Between 2007 and 2010 the number of credit classes being offered has dropped from 7,430 to 6,534. The average class size during the same period increased from 36.65 to 41.21. The number of full time faculty remained constant at 308 but the number of part-time faculty went down from 1,053 to 982. Finally, the number of SMC administrators has increased during the same period from 30 to 40.
The Mirror had the opportunity to sit down with the some of the members of the Santa Monica College Faculty Association (SMCFA) to discuss the budget crisis. All of these association officers are interacting daily with students.
SMCFA’s President, Mitra Moassessi, told the Mirror the strain of the budget cuts is really beginning to show. Now, on the first day of classes students who could not enroll in needed classes ahead of time line up and beg instructors to take them. “The stress level for everybody is up. All faculty take as many students as we can but we are still turning too many away. Some students are attending multiple institutions (community colleges) in order to get classes. Our budget committee has submitted a long list of budget saving ideas [to the administration] and revenue ideas because cutting classes should be the last thing that should happen.”
Tracey Ellis who is a member of the English as a Second Language Faculty and is the faculty association’s conciliator said the stories she has heard from students who wish to add classes have been heart wrenching.

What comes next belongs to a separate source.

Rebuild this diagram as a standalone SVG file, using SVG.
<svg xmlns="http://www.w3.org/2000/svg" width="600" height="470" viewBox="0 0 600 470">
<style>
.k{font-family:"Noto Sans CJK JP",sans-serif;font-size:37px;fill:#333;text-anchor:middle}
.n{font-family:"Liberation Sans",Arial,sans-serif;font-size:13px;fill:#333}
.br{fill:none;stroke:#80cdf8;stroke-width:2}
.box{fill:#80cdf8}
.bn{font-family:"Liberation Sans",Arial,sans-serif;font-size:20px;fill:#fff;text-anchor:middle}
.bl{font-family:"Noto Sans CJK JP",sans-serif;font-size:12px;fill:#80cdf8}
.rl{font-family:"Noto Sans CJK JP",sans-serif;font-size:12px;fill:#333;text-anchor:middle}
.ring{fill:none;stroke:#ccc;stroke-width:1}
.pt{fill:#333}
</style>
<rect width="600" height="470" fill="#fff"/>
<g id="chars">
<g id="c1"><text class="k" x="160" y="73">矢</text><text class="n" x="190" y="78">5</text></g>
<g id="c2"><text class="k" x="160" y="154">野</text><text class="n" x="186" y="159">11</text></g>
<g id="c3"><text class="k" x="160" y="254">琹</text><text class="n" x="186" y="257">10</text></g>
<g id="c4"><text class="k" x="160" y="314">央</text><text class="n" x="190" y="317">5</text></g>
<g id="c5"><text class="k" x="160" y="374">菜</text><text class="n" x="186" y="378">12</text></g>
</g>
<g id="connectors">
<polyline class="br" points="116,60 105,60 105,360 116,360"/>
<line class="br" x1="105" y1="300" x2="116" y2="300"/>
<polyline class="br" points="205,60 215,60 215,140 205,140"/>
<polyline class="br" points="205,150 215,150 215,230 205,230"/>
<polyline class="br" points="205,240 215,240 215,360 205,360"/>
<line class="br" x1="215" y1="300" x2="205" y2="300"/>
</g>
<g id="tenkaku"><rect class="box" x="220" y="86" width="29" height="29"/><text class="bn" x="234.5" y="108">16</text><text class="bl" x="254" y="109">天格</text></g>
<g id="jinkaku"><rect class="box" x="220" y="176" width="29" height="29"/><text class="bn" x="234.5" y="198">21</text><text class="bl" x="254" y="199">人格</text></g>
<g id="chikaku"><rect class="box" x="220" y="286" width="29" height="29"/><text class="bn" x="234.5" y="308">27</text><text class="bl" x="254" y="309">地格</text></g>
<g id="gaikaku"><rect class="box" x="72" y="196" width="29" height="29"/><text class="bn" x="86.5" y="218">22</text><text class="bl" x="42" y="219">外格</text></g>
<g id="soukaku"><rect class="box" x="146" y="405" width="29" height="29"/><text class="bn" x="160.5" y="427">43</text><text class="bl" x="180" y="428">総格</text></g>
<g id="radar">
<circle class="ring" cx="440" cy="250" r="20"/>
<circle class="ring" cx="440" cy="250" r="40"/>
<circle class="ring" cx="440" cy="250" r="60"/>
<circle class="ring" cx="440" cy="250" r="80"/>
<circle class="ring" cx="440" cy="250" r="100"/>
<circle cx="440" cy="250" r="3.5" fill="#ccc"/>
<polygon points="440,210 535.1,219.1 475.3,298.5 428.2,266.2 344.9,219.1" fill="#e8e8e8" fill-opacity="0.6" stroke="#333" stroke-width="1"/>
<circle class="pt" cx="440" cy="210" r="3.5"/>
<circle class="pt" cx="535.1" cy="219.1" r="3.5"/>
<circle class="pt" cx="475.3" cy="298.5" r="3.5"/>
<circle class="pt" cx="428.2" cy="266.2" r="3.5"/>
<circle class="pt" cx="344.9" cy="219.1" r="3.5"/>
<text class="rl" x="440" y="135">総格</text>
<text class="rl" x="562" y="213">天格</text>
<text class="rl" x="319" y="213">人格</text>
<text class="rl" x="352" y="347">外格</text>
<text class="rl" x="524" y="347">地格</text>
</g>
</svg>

“SMC has some of the largest class sizes in the community college system,” noted Howard Stahl the association’s chief negotiator. The vast majority of students [who attend SMC] are not well prepared.” Many of them need more individualized attention so the increase in class size has caused their education to be diluted. “This is not a good time to be a student.”

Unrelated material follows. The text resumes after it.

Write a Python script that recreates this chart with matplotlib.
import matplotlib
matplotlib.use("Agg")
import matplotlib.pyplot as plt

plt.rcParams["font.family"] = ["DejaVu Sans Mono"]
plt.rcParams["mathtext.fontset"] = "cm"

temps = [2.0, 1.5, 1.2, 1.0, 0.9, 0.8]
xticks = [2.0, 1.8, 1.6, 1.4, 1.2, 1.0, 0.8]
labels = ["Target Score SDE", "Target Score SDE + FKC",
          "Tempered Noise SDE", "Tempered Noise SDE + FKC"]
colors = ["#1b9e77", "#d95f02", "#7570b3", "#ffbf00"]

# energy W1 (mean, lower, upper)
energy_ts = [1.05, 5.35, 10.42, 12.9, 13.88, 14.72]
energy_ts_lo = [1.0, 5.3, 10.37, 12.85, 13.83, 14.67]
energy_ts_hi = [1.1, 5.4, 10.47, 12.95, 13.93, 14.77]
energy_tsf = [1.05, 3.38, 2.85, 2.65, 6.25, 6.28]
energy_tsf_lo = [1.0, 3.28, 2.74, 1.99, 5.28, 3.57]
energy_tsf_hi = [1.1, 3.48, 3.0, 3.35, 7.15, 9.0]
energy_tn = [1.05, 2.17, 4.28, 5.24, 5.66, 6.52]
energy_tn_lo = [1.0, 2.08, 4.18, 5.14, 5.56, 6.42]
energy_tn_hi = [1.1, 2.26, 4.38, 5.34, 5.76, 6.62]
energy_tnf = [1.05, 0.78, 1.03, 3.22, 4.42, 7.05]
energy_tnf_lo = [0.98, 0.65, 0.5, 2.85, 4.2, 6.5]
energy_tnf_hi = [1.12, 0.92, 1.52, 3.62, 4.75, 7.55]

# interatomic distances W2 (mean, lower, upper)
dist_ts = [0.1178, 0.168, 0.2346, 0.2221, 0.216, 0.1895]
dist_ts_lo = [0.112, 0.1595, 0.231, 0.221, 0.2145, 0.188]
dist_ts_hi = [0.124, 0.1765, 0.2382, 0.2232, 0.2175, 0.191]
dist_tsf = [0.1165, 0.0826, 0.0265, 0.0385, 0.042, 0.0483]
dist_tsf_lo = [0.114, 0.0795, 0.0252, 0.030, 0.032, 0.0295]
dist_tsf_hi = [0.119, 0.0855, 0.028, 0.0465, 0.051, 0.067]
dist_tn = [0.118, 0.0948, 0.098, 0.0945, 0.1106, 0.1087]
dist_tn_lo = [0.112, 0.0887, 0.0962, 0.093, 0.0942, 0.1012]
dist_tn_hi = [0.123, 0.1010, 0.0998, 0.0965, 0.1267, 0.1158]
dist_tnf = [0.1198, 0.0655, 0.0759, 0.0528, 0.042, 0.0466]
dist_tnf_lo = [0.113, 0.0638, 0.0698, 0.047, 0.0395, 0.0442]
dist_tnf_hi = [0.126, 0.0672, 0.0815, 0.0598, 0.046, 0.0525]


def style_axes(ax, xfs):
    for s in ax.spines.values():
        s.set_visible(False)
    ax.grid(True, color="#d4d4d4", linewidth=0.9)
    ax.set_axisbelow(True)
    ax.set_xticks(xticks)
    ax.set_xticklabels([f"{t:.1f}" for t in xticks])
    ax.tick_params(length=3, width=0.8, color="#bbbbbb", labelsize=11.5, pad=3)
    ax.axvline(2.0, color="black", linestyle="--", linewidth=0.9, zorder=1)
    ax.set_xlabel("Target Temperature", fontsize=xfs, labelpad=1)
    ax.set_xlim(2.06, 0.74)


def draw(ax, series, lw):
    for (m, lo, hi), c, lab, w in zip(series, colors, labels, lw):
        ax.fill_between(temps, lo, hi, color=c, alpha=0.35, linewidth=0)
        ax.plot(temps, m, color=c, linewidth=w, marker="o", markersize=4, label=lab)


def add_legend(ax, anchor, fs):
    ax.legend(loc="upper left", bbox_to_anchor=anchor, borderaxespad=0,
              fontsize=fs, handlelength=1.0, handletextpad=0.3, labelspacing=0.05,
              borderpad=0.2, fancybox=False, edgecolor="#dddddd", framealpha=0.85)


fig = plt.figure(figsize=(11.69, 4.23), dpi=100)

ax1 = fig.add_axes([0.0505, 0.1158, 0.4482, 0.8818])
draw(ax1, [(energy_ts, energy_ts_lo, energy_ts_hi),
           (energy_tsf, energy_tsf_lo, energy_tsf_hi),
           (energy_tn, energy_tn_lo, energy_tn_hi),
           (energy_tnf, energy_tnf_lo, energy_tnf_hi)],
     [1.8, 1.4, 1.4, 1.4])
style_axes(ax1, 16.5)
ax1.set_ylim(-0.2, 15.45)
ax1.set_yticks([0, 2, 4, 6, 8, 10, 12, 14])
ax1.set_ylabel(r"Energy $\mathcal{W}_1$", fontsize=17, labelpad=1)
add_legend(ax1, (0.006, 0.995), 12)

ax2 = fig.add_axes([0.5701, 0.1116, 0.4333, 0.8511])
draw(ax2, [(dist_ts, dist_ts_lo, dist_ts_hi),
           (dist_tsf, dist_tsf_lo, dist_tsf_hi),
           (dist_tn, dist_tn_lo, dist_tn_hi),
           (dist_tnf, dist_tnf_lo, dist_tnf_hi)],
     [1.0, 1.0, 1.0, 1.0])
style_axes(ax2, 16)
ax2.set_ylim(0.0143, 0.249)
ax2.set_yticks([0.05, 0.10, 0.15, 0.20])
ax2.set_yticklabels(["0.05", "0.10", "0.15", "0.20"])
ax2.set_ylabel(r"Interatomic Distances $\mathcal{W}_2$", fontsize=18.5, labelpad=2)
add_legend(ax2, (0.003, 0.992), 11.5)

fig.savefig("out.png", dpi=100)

Students also used to drop more classes but now the slogan on campus is “don’t shop, don’t drop” because students don’t know if they will be able to get that class again.
The association’s vice-president, Sandi Burnett, stated that completing college in four years won’t possible anymore for many students because of the difficulty getting classes and/or transferring to a California State University or the University of California because they are taking fewer students [also due to the budget crisis].

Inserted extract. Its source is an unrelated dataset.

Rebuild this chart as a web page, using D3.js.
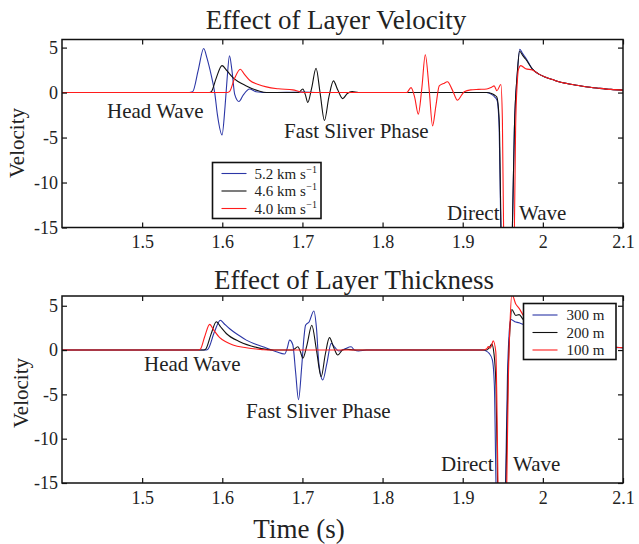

Kymberlyn McBride the association’s part-time committee chair and a nursing readiness counselor pointed out that the schools counselors have already been severely cut because a lot of them are part-timers. This has meant the remaining counselors “cannot meet the needs of all our students.”
SMC has also been actively recruiting out of state and international students which have brought in an additional $20 million into the school’s budget because they pay higher fees. Stahl noted that this “speaks to the under funding of students in California that [state colleges and universities] at all levels are recruiting out of state and international students.”
The outlook for 2011-2012 academic school year and beyond is even bleaker. The college is planning a summer session that is going to offer one-third less classes this year than last year’s summer session. The offerings for fall and spring semester will be paired down from 5 – 10 percent compared to this year’s fall and spring semesters and there will be no winter session.
Robert Isomoto, SMC’s vice president of business/administration gave a presentation of the three most likely budget scenarios SMC will be facing based on the current state budget problems on March 23. If the voters reinstate the taxes that will soon expire through either a September or November ballot SMC would face a $5.6 million deficit. This will result in a projected loss of 1,243 full time equivalent positions (FTES) and a projected loss of 2,585 students. If voters do not reinstate the taxes or there is no vote the Governor would have to make double the cuts and SMC would face a $9.8 million shortfall which would result in the projected loss of 2,185 FTES and the projected loss of 4,545 students. Lastly, if the taxes are not reinstated and the state’s Proposition 98 is suspended the college would face a projected loss of $15.5 million resulting in a projected loss of 3,449 FTES and a projected loss of 7,174 students. These projections also include a hike in student fees of at least $36 per unit and fees could go as high as $66 per unit. In addition to the possible loss of state funding from any of the three scenarios the college is also facing a $5.7 operating deficit. Therefore, this sum must also be added to the loss projected for each of these possible scenarios.